Applying Bayes’ Theorem: When a new email arrives, the filter breaks the message down into tokens (words or other elements). It then estimates the probability of each token occurring in spam versus ham using the training data. Using Bayes’ theorem, the filter combines these individual probabilities to compute an overall likelihood score that the message is spam. If the combined score exceeds the system-determined threshold, the email is classified as spam.

A key advantage of Bayesian filters is their adaptivity. They continuously update their probability estimates as more messages are processed and labeled, reducing reliance on rigid rules and better reflecting current spam trends. This adaptability generally leads to more effective filtering and fewer false positives than static content checks. Because the model learns from data instead of being hardcoded, it can tailor itself to the specific email patterns of an organization or user.

For marketers, the takeaway is that spam filters aren’t simply scanning for bad words. Bayesian and similar probabilistic methods estimate how the overall feature combination in a message correlates with known spam or legitimate mail. This means subject lines and bodies that mimic language frequently seen in spam — even without classic trigger words — can still be scored unfavorably if their overall pattern matches past spam examples.

Machine Learning and Deep Learning Trends

Research in the last few years has confirmed that traditional rule-based systems and simple Bayesian models struggle to keep up with increasingly sophisticated threats. Newer machine learning (ML) frameworks, including neural networks and ensemble methods, analyze sequence patterns, context, and structural features that go far beyond individual words. For example, hybrid deep learning models like those using long short-term memory (LSTM) networks have demonstrated promising results in identifying complex spam patterns by learning context and syntax across text.

Ongoing research continues to push toward systems that blend multiple modalities — text, metadata, links, sender behavior — into unified detection mechanisms. Cutting-edge work in adaptive defenses (e.g., cognitive agent models) aims to stay ahead of rapidly evolving adversarial spam tactics.

There Is No “Official” Spam Word List

Many marketers still search for definitive lists of forbidden words to avoid in subject lines or email bodies.

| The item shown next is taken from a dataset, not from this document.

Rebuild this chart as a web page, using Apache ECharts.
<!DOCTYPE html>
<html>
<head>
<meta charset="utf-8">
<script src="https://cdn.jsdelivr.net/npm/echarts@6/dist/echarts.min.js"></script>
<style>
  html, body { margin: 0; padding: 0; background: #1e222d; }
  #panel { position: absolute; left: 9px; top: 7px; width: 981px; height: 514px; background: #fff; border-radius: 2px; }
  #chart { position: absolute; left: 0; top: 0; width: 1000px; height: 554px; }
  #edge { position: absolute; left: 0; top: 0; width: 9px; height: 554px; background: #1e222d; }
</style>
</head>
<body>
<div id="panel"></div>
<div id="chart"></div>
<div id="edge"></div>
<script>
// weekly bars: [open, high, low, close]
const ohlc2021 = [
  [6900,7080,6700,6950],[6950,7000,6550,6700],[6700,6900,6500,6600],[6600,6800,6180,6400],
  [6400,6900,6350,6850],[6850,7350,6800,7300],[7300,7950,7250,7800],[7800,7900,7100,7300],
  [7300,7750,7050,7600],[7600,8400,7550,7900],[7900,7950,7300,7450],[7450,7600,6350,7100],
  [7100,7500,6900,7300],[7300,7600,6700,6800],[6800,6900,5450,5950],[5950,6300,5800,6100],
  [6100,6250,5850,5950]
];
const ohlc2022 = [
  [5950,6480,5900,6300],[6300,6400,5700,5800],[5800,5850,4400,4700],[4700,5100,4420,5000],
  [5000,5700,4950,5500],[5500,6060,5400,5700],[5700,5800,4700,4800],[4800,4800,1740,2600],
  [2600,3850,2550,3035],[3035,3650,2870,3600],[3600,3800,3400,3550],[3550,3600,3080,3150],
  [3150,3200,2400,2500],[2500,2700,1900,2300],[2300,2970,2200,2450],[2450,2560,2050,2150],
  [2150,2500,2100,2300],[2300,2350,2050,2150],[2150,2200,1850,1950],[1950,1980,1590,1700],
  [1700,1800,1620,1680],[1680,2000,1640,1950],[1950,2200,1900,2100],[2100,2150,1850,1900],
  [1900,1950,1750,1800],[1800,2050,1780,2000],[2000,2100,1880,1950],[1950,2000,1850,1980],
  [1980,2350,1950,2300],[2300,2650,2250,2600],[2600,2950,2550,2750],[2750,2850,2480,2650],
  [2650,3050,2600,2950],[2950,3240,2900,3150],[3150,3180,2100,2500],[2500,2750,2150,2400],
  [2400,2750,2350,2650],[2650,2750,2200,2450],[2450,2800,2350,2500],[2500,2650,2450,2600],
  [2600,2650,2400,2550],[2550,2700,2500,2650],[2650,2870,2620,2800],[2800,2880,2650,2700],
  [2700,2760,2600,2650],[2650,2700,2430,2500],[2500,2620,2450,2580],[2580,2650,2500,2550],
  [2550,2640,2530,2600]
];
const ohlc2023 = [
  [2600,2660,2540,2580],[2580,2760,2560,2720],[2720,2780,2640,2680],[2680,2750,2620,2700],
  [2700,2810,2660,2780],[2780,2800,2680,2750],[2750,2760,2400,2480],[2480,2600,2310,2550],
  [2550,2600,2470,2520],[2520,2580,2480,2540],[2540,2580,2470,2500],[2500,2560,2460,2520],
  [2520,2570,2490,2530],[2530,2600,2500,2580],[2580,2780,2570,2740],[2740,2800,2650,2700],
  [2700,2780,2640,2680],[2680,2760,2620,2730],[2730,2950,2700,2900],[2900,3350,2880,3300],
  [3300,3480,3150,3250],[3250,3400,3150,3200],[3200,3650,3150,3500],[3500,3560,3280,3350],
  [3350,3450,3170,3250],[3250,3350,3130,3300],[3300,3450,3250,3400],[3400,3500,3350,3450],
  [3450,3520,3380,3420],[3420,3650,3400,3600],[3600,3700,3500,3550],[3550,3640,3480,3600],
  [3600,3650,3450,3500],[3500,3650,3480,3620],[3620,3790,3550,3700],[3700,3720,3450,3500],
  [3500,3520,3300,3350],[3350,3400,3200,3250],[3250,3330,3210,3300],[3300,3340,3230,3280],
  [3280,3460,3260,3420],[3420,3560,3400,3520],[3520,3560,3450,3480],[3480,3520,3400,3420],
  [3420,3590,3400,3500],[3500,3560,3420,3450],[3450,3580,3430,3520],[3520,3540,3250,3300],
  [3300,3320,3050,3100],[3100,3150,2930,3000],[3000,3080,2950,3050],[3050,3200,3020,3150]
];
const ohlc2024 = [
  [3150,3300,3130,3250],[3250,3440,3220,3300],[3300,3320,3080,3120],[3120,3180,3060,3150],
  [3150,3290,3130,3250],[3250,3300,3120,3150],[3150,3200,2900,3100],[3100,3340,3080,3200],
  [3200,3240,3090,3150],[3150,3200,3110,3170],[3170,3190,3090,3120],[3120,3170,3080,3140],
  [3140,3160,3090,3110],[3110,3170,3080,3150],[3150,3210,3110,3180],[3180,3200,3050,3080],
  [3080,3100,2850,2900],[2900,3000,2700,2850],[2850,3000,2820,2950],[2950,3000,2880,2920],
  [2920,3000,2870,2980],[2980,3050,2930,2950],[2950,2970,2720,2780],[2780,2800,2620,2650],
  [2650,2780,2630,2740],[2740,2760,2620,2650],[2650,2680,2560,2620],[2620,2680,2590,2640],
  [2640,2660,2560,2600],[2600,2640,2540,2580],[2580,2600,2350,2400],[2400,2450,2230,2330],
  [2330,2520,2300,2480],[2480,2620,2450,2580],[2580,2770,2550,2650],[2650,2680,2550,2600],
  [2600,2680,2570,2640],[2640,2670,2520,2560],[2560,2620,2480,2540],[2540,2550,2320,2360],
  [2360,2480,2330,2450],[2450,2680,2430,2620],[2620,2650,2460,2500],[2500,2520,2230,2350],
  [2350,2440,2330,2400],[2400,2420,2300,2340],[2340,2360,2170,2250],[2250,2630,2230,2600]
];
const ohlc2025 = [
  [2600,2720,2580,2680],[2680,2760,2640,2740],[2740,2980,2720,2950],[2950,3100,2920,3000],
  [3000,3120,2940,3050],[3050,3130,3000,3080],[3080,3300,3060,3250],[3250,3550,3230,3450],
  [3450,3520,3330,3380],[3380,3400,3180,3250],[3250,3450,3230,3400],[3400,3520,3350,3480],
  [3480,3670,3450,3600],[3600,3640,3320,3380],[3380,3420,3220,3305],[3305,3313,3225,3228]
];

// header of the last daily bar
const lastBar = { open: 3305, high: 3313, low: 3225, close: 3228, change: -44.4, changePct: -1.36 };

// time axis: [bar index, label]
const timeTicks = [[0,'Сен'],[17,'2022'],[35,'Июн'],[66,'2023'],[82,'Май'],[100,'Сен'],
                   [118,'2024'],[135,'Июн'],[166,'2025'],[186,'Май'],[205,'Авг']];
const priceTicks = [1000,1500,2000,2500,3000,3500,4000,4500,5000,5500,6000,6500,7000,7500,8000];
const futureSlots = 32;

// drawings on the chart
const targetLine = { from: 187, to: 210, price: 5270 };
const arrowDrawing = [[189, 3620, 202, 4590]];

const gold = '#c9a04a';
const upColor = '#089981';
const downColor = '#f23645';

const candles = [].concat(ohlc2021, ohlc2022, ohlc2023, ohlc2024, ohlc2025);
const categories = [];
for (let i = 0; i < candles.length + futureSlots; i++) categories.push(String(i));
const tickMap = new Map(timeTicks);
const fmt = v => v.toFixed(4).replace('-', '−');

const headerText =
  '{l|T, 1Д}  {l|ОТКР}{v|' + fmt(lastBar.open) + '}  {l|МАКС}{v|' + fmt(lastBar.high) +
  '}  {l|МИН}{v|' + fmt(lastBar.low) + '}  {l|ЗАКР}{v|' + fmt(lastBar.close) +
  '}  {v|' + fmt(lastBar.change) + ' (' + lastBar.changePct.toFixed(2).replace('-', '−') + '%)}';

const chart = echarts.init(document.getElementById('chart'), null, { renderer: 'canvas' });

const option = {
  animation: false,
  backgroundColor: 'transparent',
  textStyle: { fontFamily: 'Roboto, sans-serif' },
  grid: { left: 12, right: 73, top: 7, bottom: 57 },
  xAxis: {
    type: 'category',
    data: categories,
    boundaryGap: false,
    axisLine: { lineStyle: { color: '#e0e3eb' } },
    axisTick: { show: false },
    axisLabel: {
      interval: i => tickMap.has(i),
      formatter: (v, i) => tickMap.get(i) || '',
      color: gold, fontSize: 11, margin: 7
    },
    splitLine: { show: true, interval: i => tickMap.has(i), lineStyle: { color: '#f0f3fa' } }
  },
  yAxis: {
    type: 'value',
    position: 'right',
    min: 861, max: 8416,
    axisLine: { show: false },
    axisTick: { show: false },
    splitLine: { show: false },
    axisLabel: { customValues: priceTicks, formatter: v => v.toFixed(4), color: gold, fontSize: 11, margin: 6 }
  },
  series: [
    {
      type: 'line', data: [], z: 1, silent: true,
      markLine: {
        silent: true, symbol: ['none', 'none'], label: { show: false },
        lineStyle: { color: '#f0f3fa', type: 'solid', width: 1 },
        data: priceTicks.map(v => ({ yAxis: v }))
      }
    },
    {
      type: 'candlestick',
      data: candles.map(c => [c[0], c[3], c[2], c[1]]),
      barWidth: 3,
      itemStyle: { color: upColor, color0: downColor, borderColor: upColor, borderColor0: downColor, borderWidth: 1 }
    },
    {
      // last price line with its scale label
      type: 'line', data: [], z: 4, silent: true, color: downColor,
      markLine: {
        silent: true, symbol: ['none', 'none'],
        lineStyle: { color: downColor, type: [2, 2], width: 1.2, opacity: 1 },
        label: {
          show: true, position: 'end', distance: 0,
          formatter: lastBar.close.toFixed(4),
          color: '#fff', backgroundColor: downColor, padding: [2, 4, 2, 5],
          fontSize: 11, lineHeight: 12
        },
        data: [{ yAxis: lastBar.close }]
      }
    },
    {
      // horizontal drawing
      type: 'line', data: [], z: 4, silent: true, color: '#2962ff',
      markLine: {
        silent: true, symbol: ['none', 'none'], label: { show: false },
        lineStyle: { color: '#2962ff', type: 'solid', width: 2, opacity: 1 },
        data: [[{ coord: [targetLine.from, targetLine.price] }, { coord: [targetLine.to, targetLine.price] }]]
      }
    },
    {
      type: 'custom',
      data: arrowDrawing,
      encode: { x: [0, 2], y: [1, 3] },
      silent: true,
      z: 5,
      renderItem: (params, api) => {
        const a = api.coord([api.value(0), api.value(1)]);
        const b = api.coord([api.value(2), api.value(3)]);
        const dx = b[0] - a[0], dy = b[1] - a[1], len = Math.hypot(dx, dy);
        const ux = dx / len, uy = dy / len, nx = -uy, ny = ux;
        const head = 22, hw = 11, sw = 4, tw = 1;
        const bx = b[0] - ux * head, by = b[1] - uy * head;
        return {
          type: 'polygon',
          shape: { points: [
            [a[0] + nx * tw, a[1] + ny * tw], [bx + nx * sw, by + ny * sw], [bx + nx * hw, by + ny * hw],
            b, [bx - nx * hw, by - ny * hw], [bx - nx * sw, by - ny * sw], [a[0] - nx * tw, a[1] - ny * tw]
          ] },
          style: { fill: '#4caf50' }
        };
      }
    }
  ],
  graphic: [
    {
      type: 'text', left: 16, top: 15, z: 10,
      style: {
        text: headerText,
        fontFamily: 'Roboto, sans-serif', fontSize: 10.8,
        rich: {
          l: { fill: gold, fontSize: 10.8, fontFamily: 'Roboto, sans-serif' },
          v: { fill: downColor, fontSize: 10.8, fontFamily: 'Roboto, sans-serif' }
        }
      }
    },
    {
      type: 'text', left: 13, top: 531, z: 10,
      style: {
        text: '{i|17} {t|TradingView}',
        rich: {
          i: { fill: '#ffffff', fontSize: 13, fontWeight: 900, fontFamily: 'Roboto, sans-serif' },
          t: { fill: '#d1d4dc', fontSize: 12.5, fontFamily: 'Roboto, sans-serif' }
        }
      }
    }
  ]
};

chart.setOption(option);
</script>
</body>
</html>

The reality, documented by deliverability research and expert guides, is that such lists are inherently limited:

Filters don’t use static lists published by ISPs such as Gmail or Outlook. They rely on dynamic scoring systems blended with machine learning.
Research and tools that identify “spam words” are typically third-party compilations, not official ISP databases. These lists are grounded in observed patterns rather than sanctioned blacklists.
Modern systems 1not just individual words.

Thus, while shared lists of suspicious terms exist (and can be helpful for testing), they are approximations based on empirical evidence rather than fixed rules enforced by email providers.

Does Being in the Recipient’s Contact List Bypass Filters?

Being in a contact list can improve user-level filtering and prioritization in some clients (e.g., a user’s personal Gmail contacts). Still, it does not inherently bypass ISP-level spam detection. Filters operated by Google, Microsoft, Yahoo, and others still scan content and reputation signals before delivery. What contact lists can influence is user-specific sorting (such as user-designated “safe senders”), but the broader deliverability bottleneck remains rooted in server-side and network-wide filtering policies.

Key Takeaways for Avoiding Spam Filter Triggers

Understand context over keywords. Modern filters weigh statistical patterns and contextual signals, not just isolated words.
Focus on engagement signals. How recipients interact with your emails (opens, replies, deletes) feeds back into deliverability models.
Authenticate your sending domain. SPF, DKIM, and DMARC help establish domain trust before content analysis even begins.
Craft subject lines thoughtfully. Avoid deceptive or exaggerated claims that mimic scam patterns, and keep formatting clean.
Avoid excessive formatting gimmicks. ALL CAPS, multiple exclamation points, or misleading metadata raise heuristic scores.
Use spam testing tools. Third-party solutions scan content against known patterns and provide actionable insights.
Monitor reputation health. Keep an eye on blacklists, sender scores, and bounce rates, because delivery is not driven by content alone.

Spam filtering is a complex interplay of rules, probabilities, machine learning, and reputation systems. Understanding how heuristics and Bayesian approaches shape this landscape empowers email marketers to optimize content organically rather than chase elusive forbidden word lists.